この21日には長野県民俗の会第192回例会が開かれる。今回は信濃史学会9月例会との共同開催である。数年に1度、このような共同開催が企画されるが、こういうケースはどちらの例会担当も両会に関わっていると成立する。言ってみれば長野県民俗の会が主体的に企画するということになる。ということでふだんの例会と違うということもあって企画する側もふだん以上に気を使わざるを得ないというわけである。
先日の日曜日、そんな例会の準備の下打ち合わせで駒ヶ根市下平を訪れた。今回は同日行われる大御食神社獅子舞の見学が主たる目的である。「大御食」と書いて「おおみけ」と呼ぶ難読名称である。駒ヶ根市は合併前は「赤穂」と書いて赤穂町であった。同じ地名が兵庫県にあるが、そちらは「あこう」と呼ぶ。駒ヶ根の場合「赤穂」という地名があったわけではない。「赤州」と「上穂」の一字ずつとって「赤穂」としたいわゆる語呂合わせである。この赤穂の両者が対立的であるという話はよく聞いた話である。国道153号線を挟んで西側が上穂、東側が赤須である。上穂には五十鈴神社という神社が、そして赤須には大御食神社があっる。大雑把にはそんな印象で捉えていたことであるが、実は大御食神社の氏子エリアはとても広い。天竜川端の下平から、南部の福岡あたりは国道の西側までエリアとなる。これほど大きな氏子エリアを持つ神社はこのあたりには見かけない。そんな受益エリアを確認しようと地元の方に聞いていると、入り組んでいて結局図に描くことはできなかった。もっと言うといわゆる住所表記と氏子エリアが異なることも解りにくくしている。
大御食神社は現在5地区の持ち回りで年番を担っている。かつては下平が南北別れていたというから6地区だったようである。今年はこの下平が年番なのだが、打ち合わせをしようとして住宅地図を見ていて初めて知ったことは、下平地積が段丘上にも広く存在するということ。てっきり天竜川西岸の段丘下が下平と思っていたわたしには驚きであった。それこそ大御食神社の裏手近くまで下平なのである。かつては畑だったと言われる地には、今では住宅が立ち並ぶ。そうした住宅の住所は「下平」なのだが、実際の自治組織上は町部に属すところが多いという。もともとは農村部のみだった下平が、住所表記上新興住宅地を抱えるようになったということなのだ。そんなこともあってか、宅配便やさんが段丘下のいわゆる下平まで下ってきて「この家はどこでしょう」と聞くと、段丘上という例がけっこうあるというのだ。また、「最近下平の人が悪さをしてニュースになるなー」などということを言われるらしいが、たどると段丘上の人たちだったということが多いらしい。

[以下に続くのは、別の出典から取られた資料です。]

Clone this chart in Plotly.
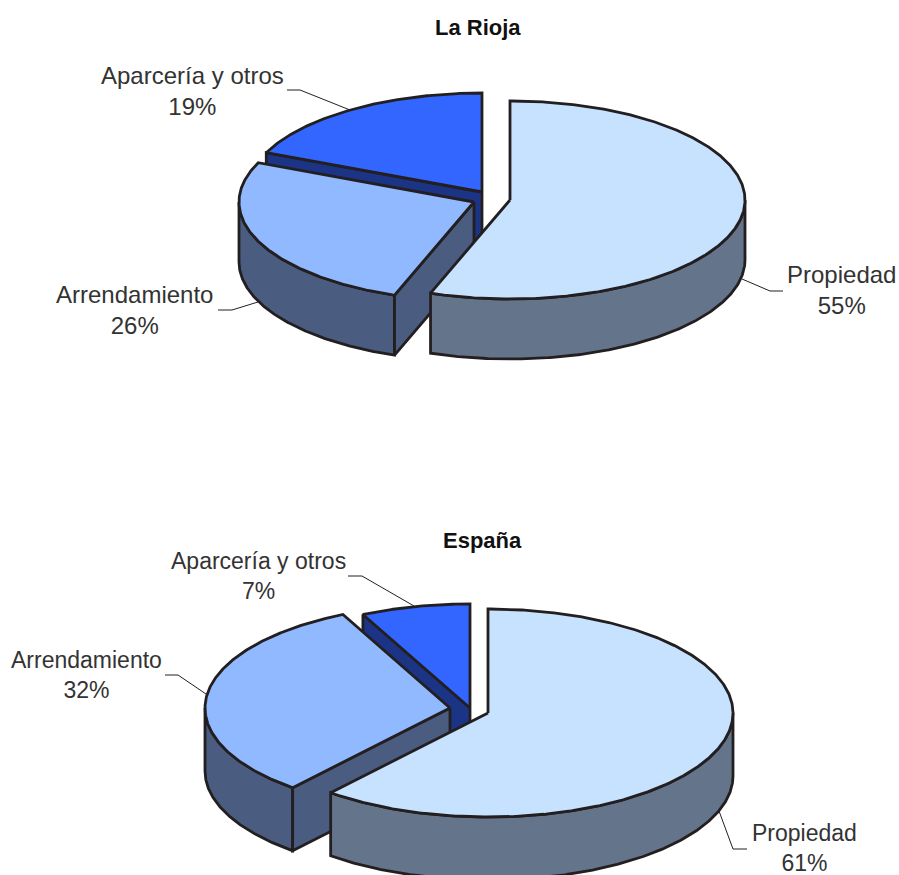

そもそもそんな視点で図を見ていると、駒ヶ根市の住所表記はとてもわかりづらい。天竜川右岸は、町の中をのぞくとおおかた赤穂と下平だけなのだ。
さて天候が心配される例会日である。下平の前々回年番の際には雨だったというが、中止されることはなかったというが、雨の中の獅子舞は大変なこと。好天を祈るばかりだ。